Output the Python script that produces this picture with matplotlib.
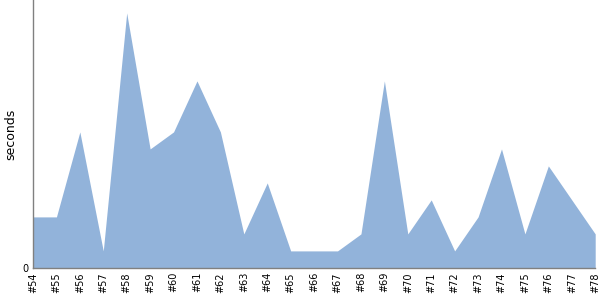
import matplotlib
matplotlib.use("Agg")
import matplotlib.pyplot as plt

builds = ["#%d" % n for n in range(54, 79)]
seconds = [3, 3, 8, 1, 15, 7, 8, 11, 8, 2, 5, 1, 1, 1, 2, 11, 2, 4, 1, 3, 7, 2, 6, 4, 2]

fig = plt.figure(figsize=(6, 3), dpi=100)
ax = fig.add_axes([0.055, 0.107, 0.937, 0.893])
x = list(range(len(builds)))
ax.fill_between(x, seconds, 0, color="#92b3da", linewidth=0)
ax.set_xlim(0, len(builds) - 1)
ax.set_ylim(0, 15.76)
ax.set_xticks(x)
ax.set_xticklabels(builds, rotation=90, fontsize=7)
ax.set_yticks([0])
ax.set_yticklabels(["0"], fontsize=7)
ax.tick_params(length=0, pad=3)
ax.set_ylabel("seconds", fontsize=9)
for s in ["top", "right"]:
    ax.spines[s].set_visible(False)
for s in ["left", "bottom"]:
    ax.spines[s].set_color("#808080")
    ax.spines[s].set_linewidth(1)
fig.savefig("out.png", dpi=100)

> What the task asks: Could the lines from the top of the material through the line with "import matplotlib.pyplot as plt" be repeated exactly, pictures left out?

> Solution:
Output the Python script that produces this picture with matplotlib.
import matplotlib
matplotlib.use("Agg")
import matplotlib.pyplot as plt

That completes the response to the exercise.